Theorists of progressive education have been in debate when it comes to analysing the exact extent to which Rousseau illustrates authority when it is linked with education.
While some believe that the authority figure must guide the pupil towards the complete truth and reality of the world, others embrace Rousseau’s philosophical insights into the nature of instruction. In other words, they believe that it is important to move the emphasis away from the teacher being the authority figure, to instead showing or directing the pupil towards having a better understanding of the ways or processes of knowledge. With this thought, the student can now only understand the rejection of the traditional authority figure, for the essential and natural process knowledge and self-reliance.
Much like the work of Rousseau, Montaigne’s theory of education set out to restructure traditional representations and practices of educational authority. As previously mentioned, the work of both theorists share many similarities, and of course theorists have been recognising that in Rousseau there are significant influences of Montaignes’ thoughts and opinions.

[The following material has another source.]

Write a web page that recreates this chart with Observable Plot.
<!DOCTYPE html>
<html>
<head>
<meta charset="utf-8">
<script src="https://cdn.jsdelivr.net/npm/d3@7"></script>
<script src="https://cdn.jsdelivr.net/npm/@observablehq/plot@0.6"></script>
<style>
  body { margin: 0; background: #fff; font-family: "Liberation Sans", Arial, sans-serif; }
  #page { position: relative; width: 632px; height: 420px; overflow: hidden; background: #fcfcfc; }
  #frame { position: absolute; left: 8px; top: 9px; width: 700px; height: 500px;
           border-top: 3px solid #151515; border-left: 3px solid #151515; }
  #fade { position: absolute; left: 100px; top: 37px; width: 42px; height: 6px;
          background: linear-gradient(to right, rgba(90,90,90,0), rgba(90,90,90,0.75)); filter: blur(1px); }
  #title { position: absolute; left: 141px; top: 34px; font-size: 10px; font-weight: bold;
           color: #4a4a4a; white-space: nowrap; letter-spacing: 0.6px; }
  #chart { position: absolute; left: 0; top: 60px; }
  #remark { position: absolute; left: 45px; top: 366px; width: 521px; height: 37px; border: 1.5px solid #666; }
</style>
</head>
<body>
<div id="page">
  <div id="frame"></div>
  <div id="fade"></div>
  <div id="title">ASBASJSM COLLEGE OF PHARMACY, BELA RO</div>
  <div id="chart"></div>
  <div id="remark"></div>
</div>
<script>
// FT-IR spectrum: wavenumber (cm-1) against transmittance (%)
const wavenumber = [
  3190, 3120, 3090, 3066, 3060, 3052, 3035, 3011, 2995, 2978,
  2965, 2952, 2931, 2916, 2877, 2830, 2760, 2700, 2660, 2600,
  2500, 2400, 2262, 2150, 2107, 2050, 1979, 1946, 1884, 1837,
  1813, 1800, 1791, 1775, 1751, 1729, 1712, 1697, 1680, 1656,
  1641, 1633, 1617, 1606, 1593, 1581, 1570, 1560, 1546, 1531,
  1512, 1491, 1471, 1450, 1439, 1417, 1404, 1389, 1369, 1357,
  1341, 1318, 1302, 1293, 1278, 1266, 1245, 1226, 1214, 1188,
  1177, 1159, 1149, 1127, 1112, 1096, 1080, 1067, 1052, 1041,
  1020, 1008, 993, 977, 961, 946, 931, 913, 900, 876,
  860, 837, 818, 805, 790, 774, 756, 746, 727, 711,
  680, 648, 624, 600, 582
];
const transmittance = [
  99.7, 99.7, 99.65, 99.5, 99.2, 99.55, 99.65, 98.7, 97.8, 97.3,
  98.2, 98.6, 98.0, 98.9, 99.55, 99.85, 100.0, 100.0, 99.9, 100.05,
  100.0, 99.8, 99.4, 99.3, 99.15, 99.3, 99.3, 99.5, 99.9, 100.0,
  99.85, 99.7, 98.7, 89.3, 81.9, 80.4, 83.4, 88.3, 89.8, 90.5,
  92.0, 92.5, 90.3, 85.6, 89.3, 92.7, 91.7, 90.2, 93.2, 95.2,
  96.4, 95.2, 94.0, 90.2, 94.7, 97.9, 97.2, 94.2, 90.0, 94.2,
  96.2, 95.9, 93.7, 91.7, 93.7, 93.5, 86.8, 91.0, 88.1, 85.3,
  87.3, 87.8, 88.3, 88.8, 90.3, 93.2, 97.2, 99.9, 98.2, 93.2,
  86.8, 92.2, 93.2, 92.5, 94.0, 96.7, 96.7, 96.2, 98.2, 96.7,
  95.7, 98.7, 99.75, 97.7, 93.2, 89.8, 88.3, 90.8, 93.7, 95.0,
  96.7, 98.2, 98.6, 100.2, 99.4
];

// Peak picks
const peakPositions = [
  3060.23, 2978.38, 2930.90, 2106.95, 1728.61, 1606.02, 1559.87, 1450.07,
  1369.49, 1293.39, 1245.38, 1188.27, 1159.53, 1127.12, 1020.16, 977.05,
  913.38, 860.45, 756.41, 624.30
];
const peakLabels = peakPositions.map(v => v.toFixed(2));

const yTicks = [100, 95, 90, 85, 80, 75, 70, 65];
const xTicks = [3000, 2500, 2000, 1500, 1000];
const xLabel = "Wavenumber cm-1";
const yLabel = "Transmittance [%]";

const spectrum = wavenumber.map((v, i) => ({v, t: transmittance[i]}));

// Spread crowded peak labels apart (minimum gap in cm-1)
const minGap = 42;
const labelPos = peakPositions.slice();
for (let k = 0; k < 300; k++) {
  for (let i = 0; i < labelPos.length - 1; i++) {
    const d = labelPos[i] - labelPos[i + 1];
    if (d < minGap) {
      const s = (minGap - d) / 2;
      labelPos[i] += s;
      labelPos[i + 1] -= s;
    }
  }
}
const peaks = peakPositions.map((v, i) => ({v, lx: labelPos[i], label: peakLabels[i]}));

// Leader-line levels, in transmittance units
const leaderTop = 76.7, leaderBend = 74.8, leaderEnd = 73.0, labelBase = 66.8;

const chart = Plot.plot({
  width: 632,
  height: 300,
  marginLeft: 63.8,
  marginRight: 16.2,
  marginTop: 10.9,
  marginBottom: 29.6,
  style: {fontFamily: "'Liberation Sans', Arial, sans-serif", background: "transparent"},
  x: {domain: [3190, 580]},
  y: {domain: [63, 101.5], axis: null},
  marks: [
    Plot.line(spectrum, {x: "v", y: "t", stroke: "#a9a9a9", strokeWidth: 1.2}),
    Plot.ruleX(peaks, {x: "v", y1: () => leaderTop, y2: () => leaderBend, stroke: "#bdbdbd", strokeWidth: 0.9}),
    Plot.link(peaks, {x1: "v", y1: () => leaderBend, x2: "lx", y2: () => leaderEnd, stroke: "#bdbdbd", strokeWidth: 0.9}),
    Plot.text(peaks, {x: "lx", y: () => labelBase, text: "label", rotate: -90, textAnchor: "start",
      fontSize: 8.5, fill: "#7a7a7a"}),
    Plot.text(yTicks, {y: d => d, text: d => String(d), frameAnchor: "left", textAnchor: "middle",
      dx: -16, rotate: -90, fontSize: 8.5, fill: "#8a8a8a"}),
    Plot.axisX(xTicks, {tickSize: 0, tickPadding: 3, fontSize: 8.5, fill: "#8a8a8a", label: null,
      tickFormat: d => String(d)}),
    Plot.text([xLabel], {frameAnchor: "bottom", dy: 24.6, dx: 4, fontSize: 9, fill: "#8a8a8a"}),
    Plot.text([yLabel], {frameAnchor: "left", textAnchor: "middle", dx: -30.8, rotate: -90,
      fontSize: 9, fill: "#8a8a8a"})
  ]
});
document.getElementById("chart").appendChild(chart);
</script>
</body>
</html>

Furthermore, it seems that ultimately Rousseau is more willing to express the great qualities of natural knowledge. On the other hand, Montaigne remains committed in believing that when you work within a socially confined bound, you can achieve personal and intellectual development. In this regard, Rousseau’s theories can be said to have a more profound and advanced edge, while Montaigne, even though he is no less revolutionary and influential, is less willing to abandon culture and tradition.
Shedding light on authority, the two writers similarly do not portray the role of the teacher as a mentor lecturing and filling the pupil’s head with knowledge of facts and figures, but more as a guide through the intellectual and emotional development process. Rather than simply forcing the child with knowledge, which they cannot truly comprehend, the role of the authority figure in the child’s life should, “through its paces, making it taste things, choose them, and discern them by itself (Montaigne 110).”